Certainly, two anthropologists may be affected differently under similar conditions and make other choices. In real life, “circumstances” are not objectively defined and perceived as indicated by the term. Also, the same individual, when confronting similar circumstances, may adopt different modes of accommodation conditioned, for example, by changes of his/her personal status (as a younger or an older person, etc.).

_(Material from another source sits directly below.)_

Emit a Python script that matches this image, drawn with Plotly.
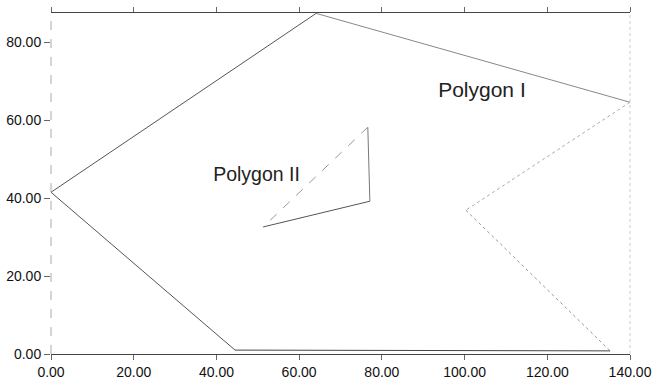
import plotly.graph_objects as go

# Polygon I vertices (closed)
poly1_x = [0.0, 64.1, 140.0, 100.3, 135.2, 44.5, 0.0]
poly1_y = [41.5, 87.4, 64.6, 36.9, 0.8, 1.0, 41.5]
# Polygon II vertices (closed)
poly2_x = [51.3, 77.1, 76.6, 51.3]
poly2_y = [32.6, 39.2, 58.2, 32.6]

labels = ["Polygon I", "Polygon II"]
label_x = [104.2, 49.7]
label_y = [67.4, 45.6]
label_sizes = [21, 19.5]

x_ticks = [0, 20, 40, 60, 80, 100, 120, 140]
y_ticks = [0, 20, 40, 60, 80]

# edge styles for polygon I (faded on the right, as in the scanned original)
p1_styles = [("#555555", "solid"), ("#888888", "solid"), ("#aaaaaa", "dot"),
             ("#999999", "dot"), ("#444444", "solid"), ("#555555", "solid")]
p2_styles = [("#555555", "solid"), ("#777777", "solid"), ("#999999", "dash")]

fig = go.Figure()
for i, (c, d) in enumerate(p1_styles):
    fig.add_trace(go.Scatter(x=poly1_x[i:i + 2], y=poly1_y[i:i + 2], mode="lines",
                             line=dict(color=c, width=1, dash=d), showlegend=False,
                             hoverinfo="skip", cliponaxis=False))
for i, (c, d) in enumerate(p2_styles):
    fig.add_trace(go.Scatter(x=poly2_x[i:i + 2], y=poly2_y[i:i + 2], mode="lines",
                             line=dict(color=c, width=1, dash=d), showlegend=False,
                             hoverinfo="skip"))

fig.add_trace(go.Scatter(x=label_x, y=label_y, mode="text", text=labels,
                         textfont=dict(family="Liberation Sans, Arial", size=label_sizes,
                                       color="#222222"),
                         showlegend=False, hoverinfo="skip"))

fig.update_layout(
    width=653, height=379,
    margin=dict(l=51, r=23, t=13, b=25),
    paper_bgcolor="white", plot_bgcolor="white",
    font=dict(family="Liberation Sans, Arial", size=14, color="#111111"),
    xaxis=dict(range=[0, 140], tickvals=x_ticks, tickformat=".2f", automargin=False,
               showgrid=False, zeroline=False, showline=True, linecolor="#444444",
               linewidth=1, mirror="ticks", ticks="outside", ticklen=5,
               tickcolor="#666666"),
    yaxis=dict(range=[0, 87.5], tickvals=y_ticks, tickformat=".2f", automargin=False,
               showgrid=False, zeroline=False, showline=False,
               ticks="outside", ticklen=6, tickcolor="#666666"),
    shapes=[
        dict(type="line", xref="paper", yref="paper", x0=0, x1=0, y0=0, y1=1,
             line=dict(color="#aaaaaa", width=1, dash="dash")),
        dict(type="line", xref="paper", yref="paper", x0=1, x1=1, y0=0, y1=1,
             line=dict(color="#cccccc", width=1, dash="dot")),
    ],
)

fig.write_html("out.html", config={"displayModeBar": False},
               post_script="document.body.style.margin='0';document.body.style.padding='0';")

I believe there is no prerequisite to be gay or lesbian in order to study gay people. Anthropologists have usually studied “other” societies. Gay and lesbian anthropologists can offer an insider’s perspective, but that is true for “native anthropologists” in all other fields. However, neither the insider nor the outsider anthropologist is privileged with the one definitive perspective. There are advantages and disadvantages to both practitioners.9
Anthropologists may find themselves becoming engaged with their subjects in intimate relationships that are unorthodox in terms taught at school or unexpected before departure for the field. I opened my discussion by presenting the experiences and conclusions volunteered by both heterosexual and homosexual ethnographers. My own experience suggests a more pragmatic approach than that advocated in some recent works presented earlier. The method of conducting my observations and my response to specific trials during fieldwork represent the consequences of sound or poor acts of judgment taken at a particular moment. The ethnographic project is dependent on the instant decisions made by anthropologists engaged in various sensitive domains of behavior and relates to both the researcher and his/her subjects. The history of ethnographic work proves that we mostly rely on the wisdom of its practitioners and that we have no way of scrutinizing the outcome of their actions. I can now better comprehend the old Jewish saying “Don’t judge your friend until you share his position.”